Destination: Toplita
Starting Location: Near Route 15
Today’s Kilometers: 14.00
Trip Kilometers: 229.95

SEMI-REST DAY

09.06

Dayend GPS: 046 55 32.0 N 025 21 13.6 E
Altitude: 690 m.
And that is: Hotel Mures, Toplita

Distance advanced: 9 km.

Weather: Sunny throughout the day, road hiking was warm by 1000. Gotta get up earlier, I think.

Up by 0615 and walking by 0715. Reached my goal, the first reasonable-looking hotel or pension that I came to in Toplita, shortly before 1000.

The walk was uneventful, the exciting bit coming when the local bum or drunk in the village Vale accosted me and tried to make friends. I was happy to chat with him as far as our non-mutual languages allowed us, but three times he asked me for money, and three times I lied to him and told him I had no idea what he was saying. He eventually went away, to bother some one else I suppose.

I know it’s a cliché, but the wildflowers around here are amazing. In one field you can see yellow, white, and violet.
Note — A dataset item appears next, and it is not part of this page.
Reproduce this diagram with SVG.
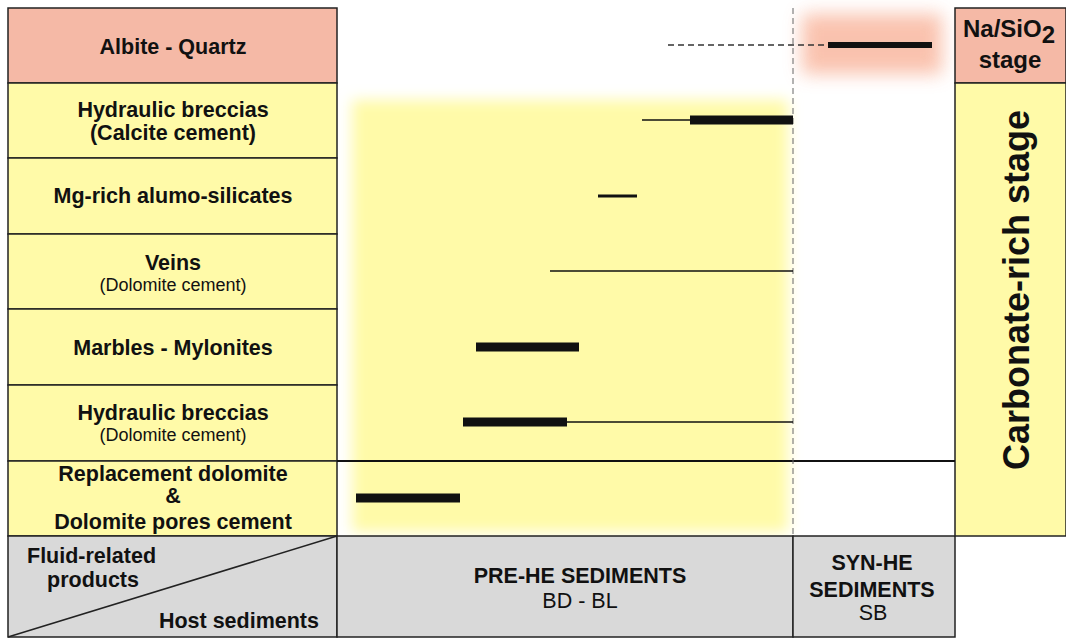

I was going through a mixture of countryside and houses strung along the road, which was a major two-lane called Route 12. The going was easy enough, and there was plenty of shoulder in case traffic came up behind me. Most of the people with obvious rural business – in a tractor, hauling a trailer with wood – would nod or wave hello. The only bothersome part was that from time to time one of these two-horse wagons would clop clop clop up behind me, and I would have to get on the shoulder for THEM. I don’t mind being overtaken by automobiles, but by a pokey two-horse wagon, it’s a little depressing.

Toplita seems like a nice enough town, not hugely rich but with all the basics, and when I got there lots of people were out enjoying the sunny warm weather. Although I have heard some people speaking Hungarian, I can’t say that now that I am in Haghrita province, which is supposed to be outpost of Hungarian settlement, I feel like I’m out of Romania. All the signs are in Romanian and only a few seem to have a Hungarian translation with then.


Farm buildings and wildflowers, Mures River Valley. Getting tired of the wildflowers yet? Wednesday, June 09, 2010

However, in people’s gardens I have seen garden gnomes, my first time in Romania. If my kid Max is having this read to him, I looked to see if Kat or Mrs. Munson were around, but I didn’t see them.

I saw my first example of hotted up Romanian teenage girls. My first reaction as a pair of them walked by was smelling their perfume; after while walking your sense of smell is supposed to improve. On the other hand, maybe they had just overdone it. The second impression was: “Not nearly as pretty as in Ukraine” followed by “Look, they’re wearing flat shoes!”

Once in the hotel it was time for some strategy. After the last two days of pounding I decided today was a good day to give the feet a bit of a rest, so by 1200 I had all my chores completed and was in the hotel catching up on the journal. Chores included:

Getting all clothes washed at hotel
Buying a bit of camp food
Buying a bit of town food
Buying a couple of pairs of light socks, what with the warm weather
Changing money
Putting more money on the cell phone

Two lessons learned:

1.In Romania, when you change money you have to have your passport with you.
2.In Romania, the way you put money on a pre-paid phone is go to one of the bazillion shops that offer the service for your provider, give them your phone number, and they add on the credits. You pay in Lei but they count in Euros. This is different from the former Soviet Union, where you just buy a little card with a code, punch the code into the phone, and your account updates. Live and learn.

So now I am considering how best to make my way south. From the map, it looks like the straightest approach is a roadwalk to Gheorgheni and then Miercuiea Cluc, but that would be 3 days of very hard walking or 4 days of moderate walking. Adjacent is the Gurghiuili range, and further south the Haghrita Range. Both look like logging centers from the map, I don’t know how enthusiastic I am about walking some more logging roads.

I’ll consult the guide and the timetable, and sleep on it. How happy the feet are will also be a factor, I can feel them toughening up, but I can also feel that they would really appreciate a couple of days off, and I can’t really give them that. We’ll see. "Boola Boola!"